The building that houses my campus office also includes several classrooms. Students like to congregate in the halls, waiting for the previous class to finish. My first office was directly across from a classroom. It was nearly impossible to get any real work done at work between 9 am-3 pm, between the chattering students and the sounds from the classroom. At one point, our office manager put signs up, to limited effect, to remind students not to talk.
These days, it's pretty quiet in the halls, especially in the early days of the new semester. Students are staring at the phones, not making conversation with those around them. Two friends might be chatting, but otherwise, silence and intense focus on their smart phone. This scene repeated itself as I arrived at the auditorium where I teach my Rome class. As the students made their way into the room and found seats, I was heartened to hear them talking to one another--not everyone, but enough that it was pretty noisy. There's something deeply interesting about the fact that, these days, we aren't worried about students talking to one another too much but, rather, too little.
In large enrollment courses, students will have a much easier time engaging in the course--and even showing up--if they feel a connection to their classmates. Back in the olden days (i.e. when I was in college in the 90s), going to class was a social experience. It was where we connected with friends, made plans for after class, and shared experiences that we then rehashed, parsed, and joked about--and continue to, even all these years later. We walked around campus in packs, frequently stopping to chat with friends we encountered along the way. Only the most anti-social of us walked around with a walkman and ear phones. But times and social mores change. Now, as instructors, we often have to actively work to encourage our students to see the classroom as a place for experiencing and benefiting from the social aspects of learning. This is especially true on a very large campus like UT Austin, and in the very large courses on these campuses. The default mode for students, unless they already know some of their classmates, is to isolate, be silent and passive.
By incorporating a student response system (i>clickers), peer instruction, class discussion and a discussion board; as well as encouraging group work on a wide range of other activities, I feel like I have done about as well as I can to push students to get to know their classmates, to take advantage of the power of distributed learning. Some choose not to to engage, and I let them be. But I make sure that they are deliberately choosing to opt out of an established norm rather than following the norm. Certainly, it's possible to take my class without ever engaging much with classmates--or even showing up to class for more than the weekly quizzes. But this means sitting along, watching videotapes of lectures, not sharing in the communal laughter. Most students quickly realize that it's more fun to be there.
I am coming to see that a big--if not the biggest--challenge in developing an online version of my Rome class is finding a way for the students to feel connected to one another. Sure, it helps a lot if they feel connected to the course instructor; but the real focus of the course design needs to be on finding ways to encourage the to connect to one another, and to facilitate that connection at the very start of the course. Watching the "Doc on the Laptop" alone is isolating. For anyone whose normative educational experience involves sitting in the same room as the instructor and their classmates, it's a constant reminder of distance, inaccessibility. There is some thought that synchronous live streaming lectures help to lessen this perception of distance. I'm not sure. For many students, it might well heighten it.
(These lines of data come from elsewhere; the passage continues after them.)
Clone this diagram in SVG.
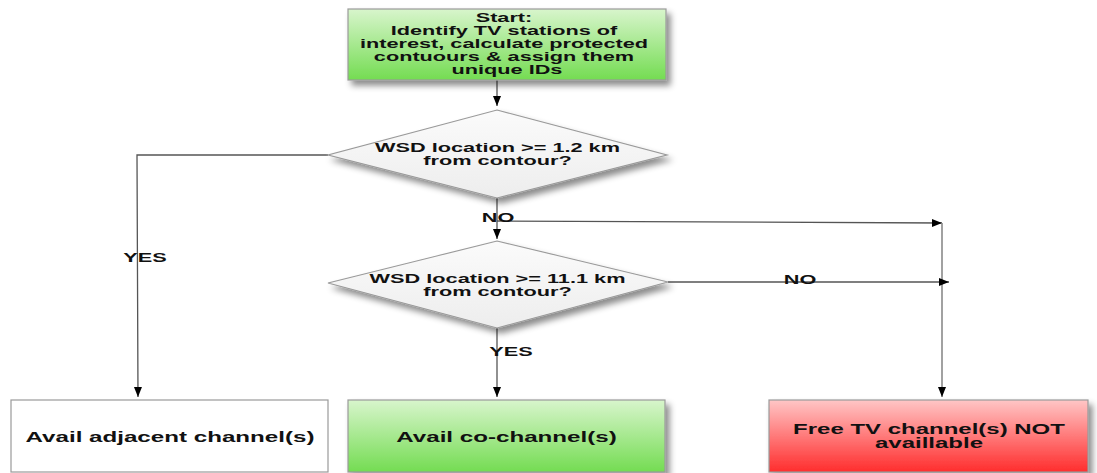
<svg xmlns="http://www.w3.org/2000/svg" width="1097" height="473" viewBox="0 0 1097 473">
<style>
.t{font-family:"Liberation Sans",Arial,sans-serif;font-weight:bold;font-size:13.5px;fill:#111;text-anchor:middle}
.ts{font-size:13px}
.tb{font-size:15px}
.tr{font-size:14.5px}
.box{stroke:#9a9a9a;stroke-width:1.2}
.ln{fill:none;stroke:#555;stroke-width:1.3}
.lv{fill:none;stroke:#8a8a8a;stroke-width:1.6}
</style>
<defs>
<linearGradient id="gG" x1="0" y1="0" x2="0" y2="1"><stop offset="0" stop-color="#d8f5cc"/><stop offset="1" stop-color="#74dc52"/></linearGradient>
<linearGradient id="gR" x1="0" y1="0" x2="0" y2="1"><stop offset="0" stop-color="#ffc6c6"/><stop offset="1" stop-color="#ff2d2d"/></linearGradient>
<linearGradient id="gD" x1="0" y1="0" x2="0" y2="1"><stop offset="0" stop-color="#fbfbfb"/><stop offset="1" stop-color="#ededed"/></linearGradient>
<filter id="sh" x="-10%" y="-20%" width="130%" height="160%"><feDropShadow dx="4" dy="5" stdDeviation="3" flood-color="#000" flood-opacity="0.45"/></filter>
<marker id="ar" viewBox="0 0 10 10" refX="10" refY="5" markerWidth="10" markerHeight="10" markerUnits="userSpaceOnUse" orient="auto"><path d="M0,1 L10,5 L0,9 z" fill="#000"/></marker>
</defs>
<g id="connectors">
<path class="ln" d="M497,80 L497,106" marker-end="url(#ar)"/>
<path class="ln" d="M328,155 L137,155 L138,397" marker-end="url(#ar)"/>
<path class="ln" d="M497,198 L497,239" marker-end="url(#ar)"/>
<path class="ln" d="M497,221 L942,223" marker-end="url(#ar)"/>
<path class="lv" d="M942,223 L942,397" marker-end="url(#ar)"/>
<path class="ln" d="M668,282 L949,282" marker-end="url(#ar)"/>
<path class="ln" d="M497,328 L497,397" marker-end="url(#ar)"/>
<text class="t" transform="translate(498 0) scale(1.61 1)" x="0" y="222">NO</text>
<text class="t" transform="translate(800 0) scale(1.61 1)" x="0" y="284">NO</text>
<text class="t" transform="translate(145 0) scale(1.61 1)" x="0" y="262">YES</text>
<text class="t" transform="translate(511 0) scale(1.61 1)" x="0" y="356">YES</text>
</g>
<g id="start">
<rect class="box" x="348" y="9" width="318" height="71" fill="url(#gG)" filter="url(#sh)"/>
<text class="t ts" transform="translate(507 0) scale(1.67 1)" y="22.5">
<tspan x="0">Start:</tspan>
<tspan x="0" dy="12.9">Identify TV stations of</tspan>
<tspan x="0" dy="12.9">interest, calculate protected</tspan>
<tspan x="0" dy="12.9">contuours &amp; assign them</tspan>
<tspan x="0" dy="12.9">unique IDs</tspan>
</text>
</g>
<g id="decision1">
<polygon class="box" points="497,110 667,155 497,198 328,155" fill="url(#gD)" filter="url(#sh)"/>
<text class="t" transform="translate(497.5 0) scale(1.61 1)" y="152"><tspan x="0">WSD location &gt;= 1.2 km</tspan><tspan x="0" dy="13">from contour?</tspan></text>
</g>
<g id="decision2">
<polygon class="box" points="497,241 668,282 497,328 328,283" fill="url(#gD)" filter="url(#sh)"/>
<text class="t" transform="translate(497.5 0) scale(1.61 1)" y="283"><tspan x="0">WSD location &gt;= 11.1 km</tspan><tspan x="0" dy="13">from contour?</tspan></text>
</g>
<g id="adjacent">
<rect class="box" x="11" y="400" width="317" height="72" fill="#fff"/>
<text class="t tb" transform="translate(170 0) scale(1.61 1)" x="0" y="442">Avail adjacent channel(s)</text>
</g>
<g id="cochannel">
<rect class="box" x="348" y="400" width="317" height="72" fill="url(#gG)" filter="url(#sh)"/>
<text class="t tb" transform="translate(506.5 0) scale(1.61 1)" x="0" y="442">Avail co-channel(s)</text>
</g>
<g id="notavailable">
<rect class="box" x="769" y="400" width="319" height="72" fill="url(#gR)" filter="url(#sh)"/>
<text class="t tr" transform="translate(929 0) scale(1.655 1)" y="434"><tspan x="0">Free TV channel(s) NOT</tspan><tspan x="0" dy="14.2">availlable</tspan></text>
</g>
</svg>
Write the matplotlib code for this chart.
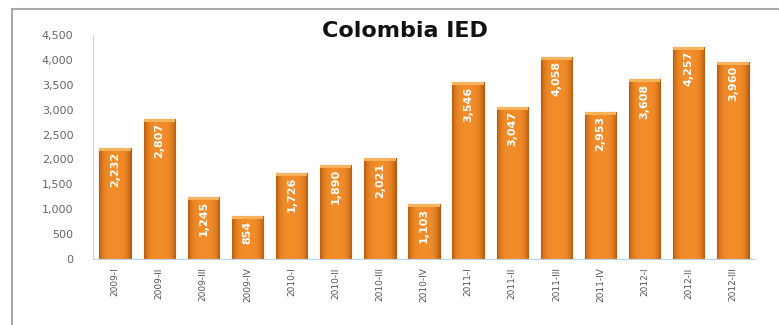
import matplotlib
matplotlib.use("Agg")
import matplotlib.pyplot as plt
import numpy as np
from matplotlib.patches import Rectangle
from matplotlib.ticker import FuncFormatter

categories = ["2009-I", "2009-II", "2009-III", "2009-IV",
              "2010-I", "2010-II", "2010-III", "2010-IV",
              "2011-I", "2011-II", "2011-III", "2011-IV",
              "2012-I", "2012-II", "2012-III"]
values = [2232, 2807, 1245, 854, 1726, 1890, 2021, 1103,
          3546, 3047, 4058, 2953, 3608, 4257, 3960]
yticks = [0, 500, 1000, 1500, 2000, 2500, 3000, 3500, 4000, 4500]

fig = plt.figure(figsize=(7.79, 3.25), dpi=100)
ax = fig.add_axes([93/779, 66/325, (755-93)/779, (259-35)/325])

x = np.arange(len(categories))
width = 0.71
bars = ax.bar(x, values, width=width, color="#E5801F", edgecolor="#B55A10", linewidth=0.8, zorder=2)

# cylinder-like shading inside each bar
grad = np.linspace(0, 1, 64)
shade = 1 - (2 * grad - 1) ** 4
img = np.zeros((1, 64, 4))
dark = np.array([0.72, 0.36, 0.06])
light = np.array([0.95, 0.55, 0.16])
for i in range(64):
    img[0, i, :3] = dark + (light - dark) * shade[i]
    img[0, i, 3] = 1.0
for b in bars:
    x0, w, h = b.get_x(), b.get_width(), b.get_height()
    im = ax.imshow(img, extent=[x0, x0 + w, 0, h], aspect="auto", zorder=2.5, interpolation="bilinear")
    im.set_clip_path(b)
    # top cap highlight
    ax.add_patch(Rectangle((x0, h - 55), w, 55, facecolor="#F5B35C", edgecolor="none", zorder=2.6))

for xi, v in zip(x, values):
    ax.text(xi, v - 80, f"{v:,}", rotation=90, ha="center", va="top",
            color="white", fontsize=8, fontweight="bold", zorder=3)

ax.set_xlim(-0.5, len(categories) - 0.5)
ax.set_ylim(0, 4500)
ax.set_yticks(yticks)
ax.yaxis.set_major_formatter(FuncFormatter(lambda v, p: f"{int(v):,}"))
ax.set_xticks(x)
ax.set_xticklabels(categories, rotation=90, fontsize=6.5, color="#555555")
ax.tick_params(axis="y", length=0, labelsize=8, colors="#666666", pad=14)
ax.tick_params(axis="x", length=0, pad=6)
for s in ["top", "right"]:
    ax.spines[s].set_visible(False)
ax.spines["left"].set_color("#D0D0D0")
ax.spines["bottom"].set_color("#BFD4E6")

fig.text(405/779, 1 - 31/325, "Colombia IED", ha="center", va="center",
         fontsize=16, fontweight="bold", color="#111111")

fig.patches.append(Rectangle((12/779, -0.1), 1.2, 1 - 9/325 + 0.1, transform=fig.transFigure,
                             facecolor="none", edgecolor="#A8A8A8", linewidth=1.5, zorder=0))

fig.savefig("out.png", dpi=100)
The central challenge is overcoming the entropy of the massive (whether 400 or 10, 000 or 40,000). In a large course, I think, it is realizing that the primal connection is that which exists between peers rather than student to instructor. Or, to put it a slightly different way, it's recognizing that the instructor is just another person. It seems that, at least early on, a key element of any course platform has to be a well-conceived chat function, that can group students but also let each student know with whom they've been chatting and have a way for them to Direct Message one another. In a synchronous class, perhaps it makes sense to group students before the class starts and ask them to introduce themselves to one another. In an asychronous class, it probably makes sense to group students into discussion groups and have them respond to prompts, with an instructor or TA helping to guide the discussion.
I suspect it might also be easier for students to take advantage of the synchronous elements of a class if, first, they have done some form of asynchronous conversation with their peers. That is to say, given the expense of producing a synchronous course, it probably makes sense to use that element sparingly and only when it is going to produce a lot of "bang for the buck." From a pedagogical perspective, it's likely to be a lot more effective once the class is underway, once students have already had a chance to engage with one another (and the instructor) in various asynchronous formats. For instance, I can imagine having steady groups for each unit of the Rome course. And at the end of each unit, doing a synchronous broadcast that asked students to engage in polls, chat with one another, etc. And then shuffling the groups for the next unit, with some people staying together.
The key, though, is a very sophisticated chat tool. Discussion boards are useful, but as the size increases, the boards are populated by a lot of individuals posting their individual thoughts without much attention to engaging with the thoughts of their classmates. This seems inevitable, and the only real solution is to break large classes into smaller groups. This is also true for chat groups during a synchronous broadcast--any more than 4 or 5 people and it is a bunch of people typing, saying the same thing, not interacting with one another in any real way. The time lag only exacerbates the problem.